The Different Firm Structures

There are many options available now for structuring your professional practice. These include:

  • Sole practitioner
  • Partnership of individuals
  • Partnership of discretionary trusts
  • Service entities
  • Companies

There are advantages and disadvantages for each structure, and the relevant choice, as always, is dependent on each principals’ and practice’s personal situation.

Sole practitioner

Being a sole practitioner has its appeal. You’re the only boss and the start-up costs are low. Establishing and operating your business is simple, you have maximum privacy and you keep all the profits. This is a great starting structure as it’s easy to change your structure later if circumstances change and wind up is easily should you change your mind.

What you need to be aware is that there are some dire disadvantages for being a sole practitioner. You have unlimited liability for debts as there’s no legal distinction between private and business assets. Your capacity to raise capital is limited, while you’re taxed as a single person. It can also be it can be hard to take holidays and retain high-calibre employees

Partnership

In a partnership, you have more people to lean on for decision making, access to more capital and greater lending capacity. There is opportunity for income splitting according to performance and you are likely to attract a higher calibre of employees over being a sole practitioner.

Your exposure to risk is much greater than being a sole practitioner, the liability of the partners for the debts of the business is unlimited with each partner ‘jointly and severally’ liable for the partnership’s debts.

There are higher risk of disagreements and friction among partners while each partner is an agent of the partnership and is liable for actions by other partners.

This is also another low-cost structure however one structure with the greatest future selling complications if partners join or leave, requiring value for all the partnership assets

Service entity

A service entity is a separate legal structure to provide asset protection by separating the running of the practice. Generally, it will employ all the staff, negotiate lease arrangements and sub-lease arrangements, purchase and provide equipment and incur all the expenses in the day to day running of the practice.

The disadvantage is that you will also need to run more than one structure corresponding with service entity.

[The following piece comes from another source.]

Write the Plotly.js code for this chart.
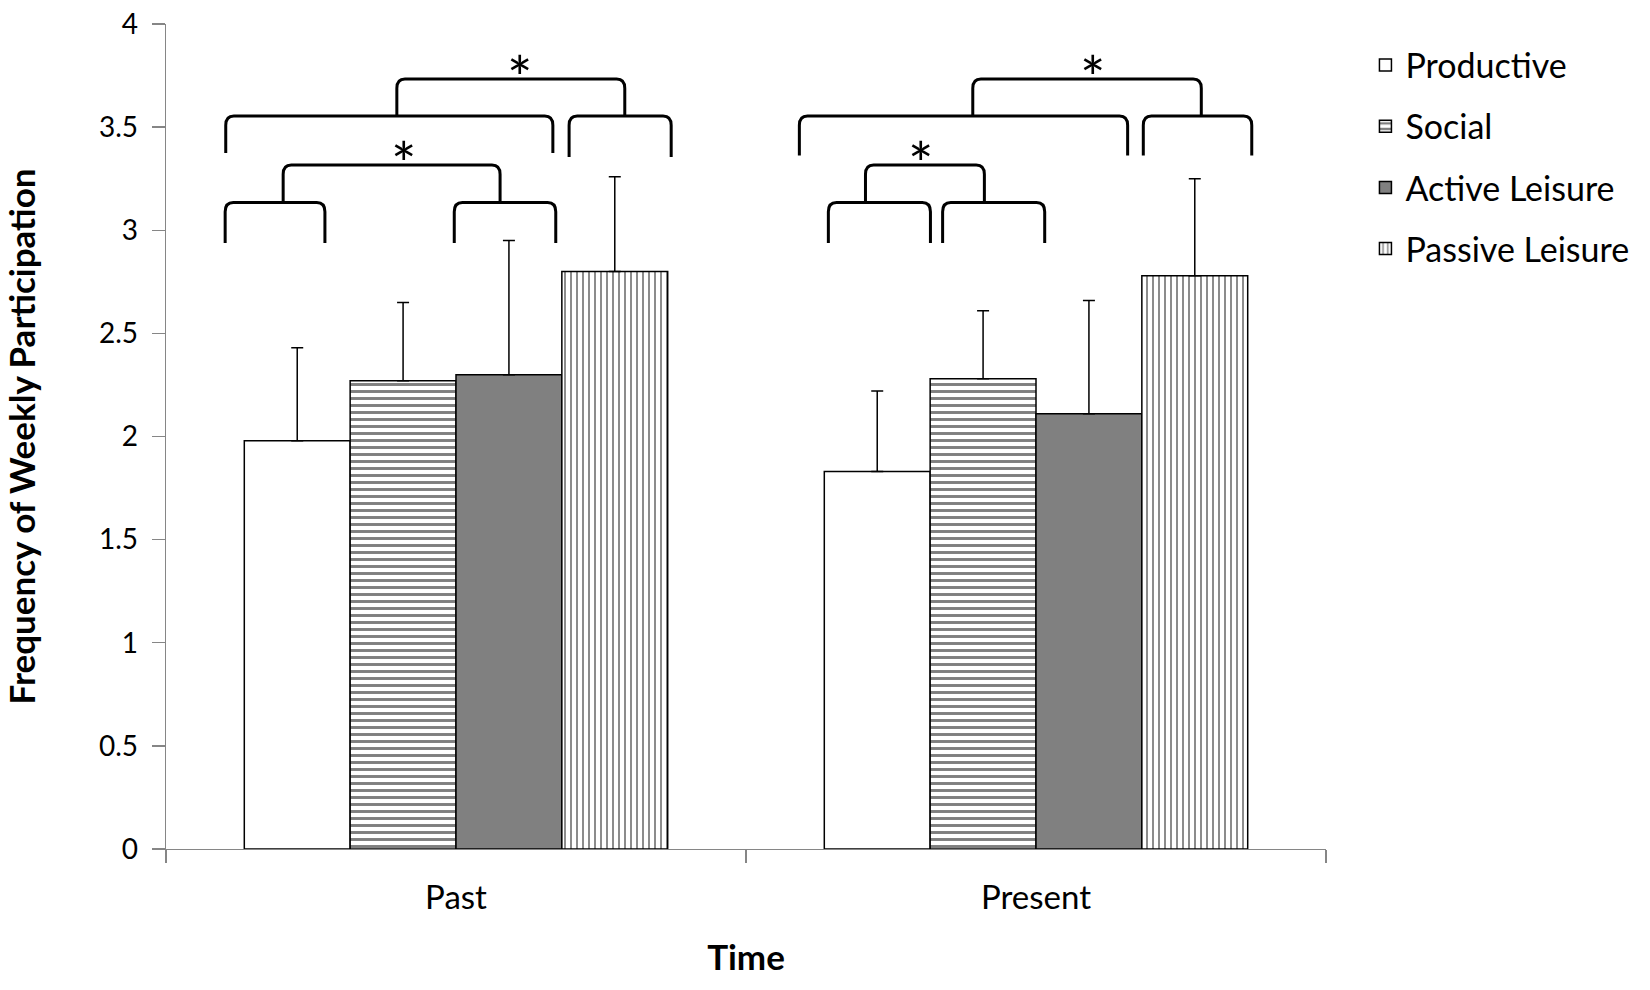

Service entities practical use, now that most incorporation restrictions have been removed, is to share resources and lease arrangements between different parties.

Incorporation

There are many advantages of incorporation, with the main ones being an ease of succession, asset protection, taxation and cash flow management.

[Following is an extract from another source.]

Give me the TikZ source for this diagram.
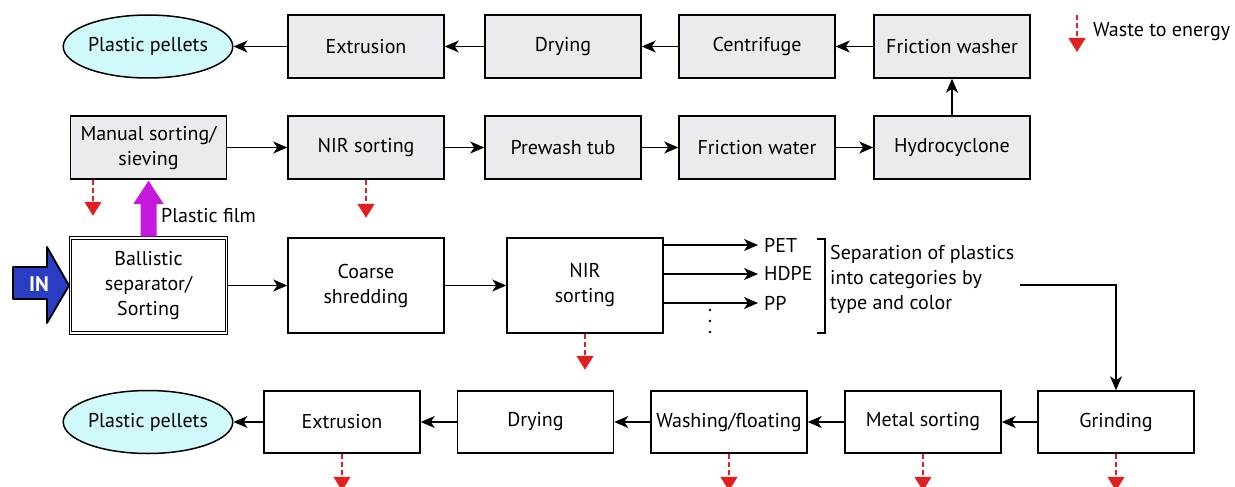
\documentclass[tikz,border=0pt]{standalone}
\usepackage{fontspec}
\setmainfont{PT Sans}
\usetikzlibrary{arrows.meta,shapes.geometric,calc}
\definecolor{boxgray}{HTML}{ECEAEE}
\definecolor{pelcyan}{HTML}{D0FAFC}
\definecolor{inblue}{HTML}{2B3CC4}
\definecolor{filmmag}{HTML}{C518DD}
\definecolor{wred}{HTML}{E0201E}
\tikzset{
  txt/.style={font=\fontsize{20}{25}\selectfont},
  base/.style={txt, draw=black, line width=1.5pt, minimum width=156pt, inner sep=0pt, align=center},
  gbox/.style={base, fill=boxgray, minimum height=63pt},
  wbox/.style={base, fill=white, minimum height=62pt},
  tbox/.style={base, fill=white, minimum height=95pt},
  pel/.style={txt, ellipse, draw=black, line width=1.5pt, fill=pelcyan, minimum width=157pt, minimum height=63pt, inner sep=0pt},
  arr/.style={line width=1.5pt, -{Stealth[length=14pt,width=12pt,inset=4pt]}},
  waste/.style={wred, line width=1.4pt, dash pattern=on 5pt off 3pt, -{Triangle[length=14pt,width=17pt]}},
  lbl/.style={txt, inner sep=0pt}
}
\begin{document}
\begin{tikzpicture}[x=1pt,y=-1pt]
\useasboundingbox (0,0) rectangle (1235,487);
% top row
\node[pel]  (pel1) at (148,46.5) {Plastic pellets};
\node[gbox] (ext1) at (366,46.5) {Extrusion};
\node[gbox] (dry1) at (563,46.5) {Drying};
\node[gbox] (cent) at (757,46.5) {Centrifuge};
\node[gbox] (fw)   at (952,46.5) {Friction washer};
% second row
\node[gbox] (man)  at (148.5,147.5) {Manual sorting/\\sieving};
\node[gbox] (nir1) at (366,147.5) {NIR sorting};
\node[gbox] (pre)  at (563,147.5) {Prewash tub};
\node[gbox] (fwat) at (757,147.5) {Friction water};
\node[gbox] (hyd)  at (952,147.5) {Hydrocyclone};
% middle row
\node[tbox, double, double distance=1.6pt, line width=1pt] (ball) at (148.5,285.5) {Ballistic\\separator/\\Sorting};
\node[tbox] (coarse) at (366,285.5) {Coarse\\shredding};
\node[tbox] (nir2)   at (585,285.5) {NIR\\sorting};
% bottom row
\node[pel]  (pel2)  at (148,422) {Plastic pellets};
\node[wbox] (ext2)  at (342,422) {Extrusion};
\node[wbox] (dry2)  at (535.5,422) {Drying};
\node[wbox] (wash)  at (729,422) {Washing/floating};
\node[wbox] (metal) at (923,422) {Metal sorting};
\node[wbox] (grind) at (1116,422) {Grinding};
% top row arrows
\draw[arr] (fw.west) -- (cent.east);
\draw[arr] (cent.west) -- (dry1.east);
\draw[arr] (dry1.west) -- (ext1.east);
\draw[arr] (ext1.west) -- (pel1.east);
% second row arrows
\draw[arr] (man.east) -- (nir1.west);
\draw[arr] (nir1.east) -- (pre.west);
\draw[arr] (pre.east) -- (fwat.west);
\draw[arr] (fwat.east) -- (hyd.west);
\draw[arr] (hyd.north) -- (fw.south);
% middle row arrows
\draw[arr] (ball.east) -- (coarse.west);
\draw[arr] (coarse.east) -- (nir2.west);
\node[lbl, anchor=west] (pet)  at (764,245) {PET};
\node[lbl, anchor=west] (hdpe) at (764,274) {HDPE};
\node[lbl, anchor=west] (pp)   at (764,303) {PP};
\draw[arr] (nir2.east |- pet.west) -- ([xshift=-6pt]pet.west);
\draw[arr] (nir2.east |- hdpe.west) -- ([xshift=-6pt]hdpe.west);
\draw[arr] (nir2.east |- pp.west) -- ([xshift=-6pt]pp.west);
\foreach \yy in {310,321,332} \fill (710,\yy) circle (1.4pt);
\draw[line width=1.5pt] (817,239) -- (825,239) -- (825,333) -- (817,333);
\node[lbl, anchor=west, align=left] (sep) at (830,279) {Separation of plastics\\into categories by\\type and color};
\coordinate (sepout) at (1020,285);
\draw[arr] (sepout) -| (grind.north);
% bottom row arrows
\draw[arr] (grind.west) -- (metal.east);
\draw[arr] (metal.west) -- (wash.east);
\draw[arr] (wash.west) -- (dry2.east);
\draw[arr] (dry2.west) -- (ext2.east);
\draw[arr] (ext2.west) -- (pel2.east);
% IN arrow
\filldraw[fill=inblue, draw=black, line width=1.8pt, line join=round]
  (13,267) -- (47,267) -- (47,247) -- ([xshift=-1pt]ball.west) -- (47,323) -- (47,299) -- (13,299) -- cycle;
\node[font=\bfseries\fontsize{21}{21}\selectfont, text=white, inner sep=0pt] (in) at (39,284) {IN};
% plastic film arrow
\fill[filmmag] ($(ball.north)+(-8,-1)$) -- ($(man.south)+(-8,24)$) -- ($(man.south)+(-15,24)$) -- ($(man.south)+(0,1)$)
  -- ($(man.south)+(15,24)$) -- ($(man.south)+(8,24)$) -- ($(ball.north)+(8,-1)$) -- cycle;
\node[lbl, anchor=west] (film) at (161,216) {Plastic film};
% waste to energy arrows
\draw[waste] ([xshift=-55.5pt]man.south) -- ++(0,36);
\draw[waste] (nir1.south) -- ++(0,38);
\draw[waste] (nir2.south) -- ++(0,36);
\draw[waste] (ext2.south) -- ++(0,37);
\draw[waste] (wash.south) -- ++(0,37);
\draw[waste] (metal.south) -- ++(0,37);
\draw[waste] (grind.south) -- ++(0,37);
% legend
\coordinate (lg) at (1077,15);
\draw[waste] (lg) -- ++(0,37);
\node[lbl, anchor=west] (legtxt) at (1093,32) {Waste to energy};
\end{tikzpicture}
\end{document}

Companies are also limited in liability and have greater access to leading capabilities provided the business is profitable and cash flow positive.

A company can retain business profits and be taxed at 30% (lower for SBEs), the company tax rate and can be paid out in future years to control the businesses cash flow and taxation consequences.

There are more associated costs in running your practice in a corporate structure than compared to a sole practitioner or partnership structure.

Remember

If you’re considering setting up and Incorporated Practice, make sure you seek advice to address all the issues that will impact on your decision.  Also be mindful of the significant advantages that incorporation provides and take a balanced view.